Elsewhere, it's been the usual whirlwind of musical fun coupled with the not-so-cool pleasures of furnishing our new Camberwell flat (John Lewis's rugs are a godsend, I tell you! Urgh). I've started doing some workshopping at Handel House Museum, giving workshops to straw-boater-wearing Year 6s and Midlands-based Yr 13s when not getting hopelessly lost in the building's knottily labrynthine staircases and corridors. I kickstarted a Young Producers project at Wigmore Hall with a bunch of marvellously sparky 6th formers, mentoring them through the curation of a gig in April (I'm considering headhunting a couple of them to be my free PAs, they were so full of creativity and energy). I had lunch with the sage and wonderfully gregarious choral composer and conductor Bob Chilcott at the ICA, and popped along to Camille's producer MaJiKer's little album launch in Shoreditch to do a teensy bit of backing vocals.
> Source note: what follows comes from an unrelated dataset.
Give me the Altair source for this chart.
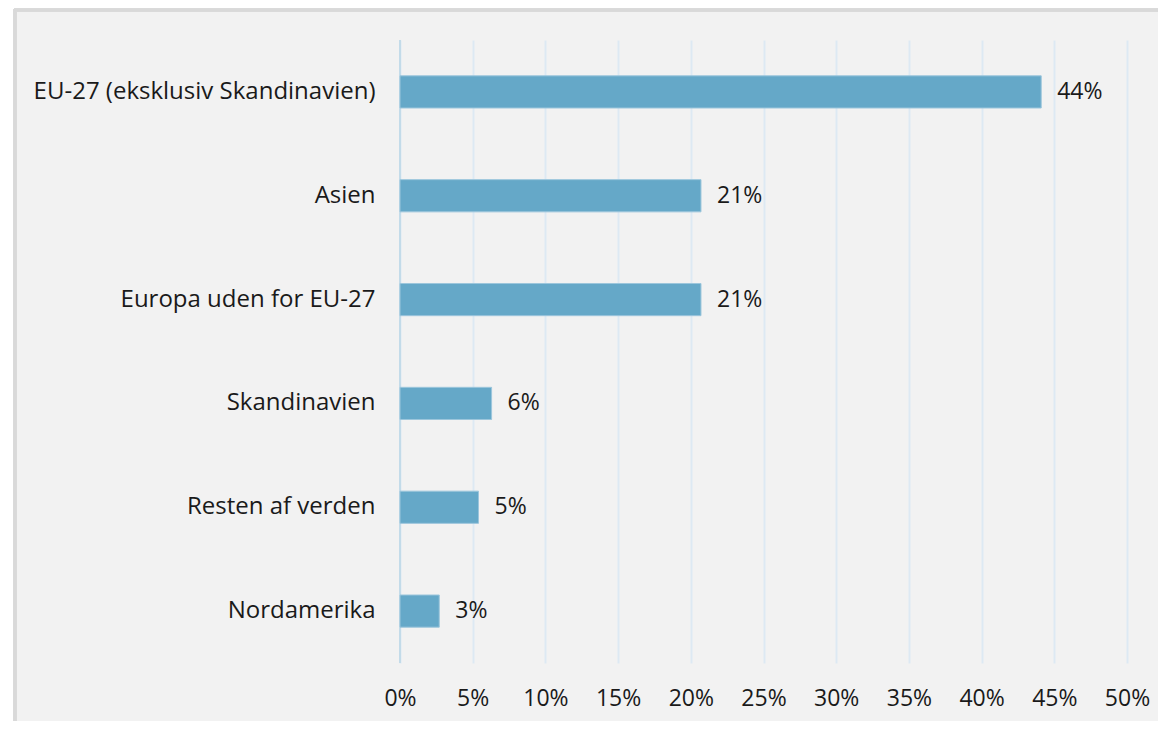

You Are Wolf has been busy too, performing at a lovely intimate gig with Fuzzy Lights in Cambridge, alongside the effervescently charming Fiona Bevan at Beatnik in Hoxton, and finally at 'nonclassical' in Shoreditch. Here I had a wonderful time doing new arrangements of a couple of YAW folk tunes with Stuart, Ian and Olly (on bass clarinet, accordion and viola) from CHROMA Ensemble, plus trying out the first four of Berio's 'Folk Songs', in my own miked style. Sadly, also having a wonderful time were the attendees of a private party downstairs, whose beats and basslines from all sorts of common denominator party classics bled into nonclassical's upstairs room. Thus recorder quintet Consortium 5, launching their album with some supremely delicate woody flutterings and breath-attacks, were punctuated by driving four-to-the-floors, and CHROMA gave the London premiere of Mark Bowden's trio to the DAISY-age accompaniment of De La Soul's '3 Is The Magic Number'. Nice!